Though the United States District Court for the District of Columbia last week dismissed the civil case filed by Sabrina De Sousa, who was sentenced in Italy in the Central Intelligence Agency's alleged kidnapping of a Muslim cleric in Milan in 2003, the judge slammed the US government for not sufficiently protecting its employees.

'The facts underlying this case are troubling in many ways,' Judge Beryl A Howell wrote in her decision.

'The plaintiff served the government and the people of the United States in the Foreign Service for a decade. During the course of her service to this country, she was accused and convicted in absentia of committing a crime in a foreign nation, not for any personal gain, but at the alleged behest of the United States government.'

'According to her allegations,' the judge noted, 'she requested the government's assistance to counter the charges against her in Italy, but received none and was insteadÂ… (was effectively) abandoned and left to fend for herself.'

The court's decision to dismiss the case, De Sousa's attorney Mark S Zaid said, "unfortunately sanctions the betrayal by two administrations of a dedicated federal servant for executive political purposes."

'The message is clear that when it comes to weaponising national security to extinguish charges of intentional governmental misconduct, the Obama administration is as bad, if not worse, than its predecessor,' Zaid added.

De Sousa was one of the 23 Americans convicted by an Italian court in the alleged CIA kidnapping of Abu Omar.

The former CIA station chief in Milan, Robert Seldon Lady, was sentenced in absentia to eight years in prison.

De Sousa and 22 others received five-year sentences.

The case against them was that they kidnapped Omar and took him to secret locations in Egypt for interrogation using harsh methods including torture called 'extraordinary rendition'.

De Sousa was a US consular officer in Milan at the time. She claimed with evidence that she was 130 miles away on the day of the kidnapping.

As a consular officer, she was entitled to diplomatic immunity. The US government did not act to declare diplomatic immunity to her and the other accused.

De Sousa moved back to the US in 2004 and continued to work for the State Department.

In 2006, an Italian prosecutor registered a case against her and others and issued a Europol warrant. She could be arrested during international travel and handed over to Italy.

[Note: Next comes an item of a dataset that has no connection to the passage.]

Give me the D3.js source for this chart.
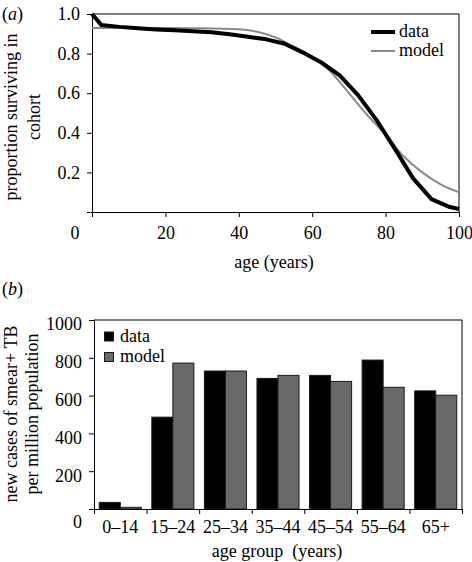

Due to the fear of arrest, she could not travel to her native Mumbai, where her family lives, for years. Authorities discouraged her travel fearing that any arrest would jeopardise other officials too. She last travelled to India in 2009, Zaid said.

She did not admit to working for the CIA.

After failing to get much help from the State Department in the case in Italy, De Sousa resigned early 2009 from her job. She approached higher officials and members of the Congress for help to invoke diplomatic immunity, in vain.

She became a naturalised US citizen in 1985, and served as a foreign service officer from 1998 to 2009.

The Italian press called her 'Sabrina the Tiger, with stiletto heels and fists of steel,' the 'new Mata Hari' and other exotic names.

Sabrina De Sousa, now 55, lives in the US, jobless and abandoned by the US government.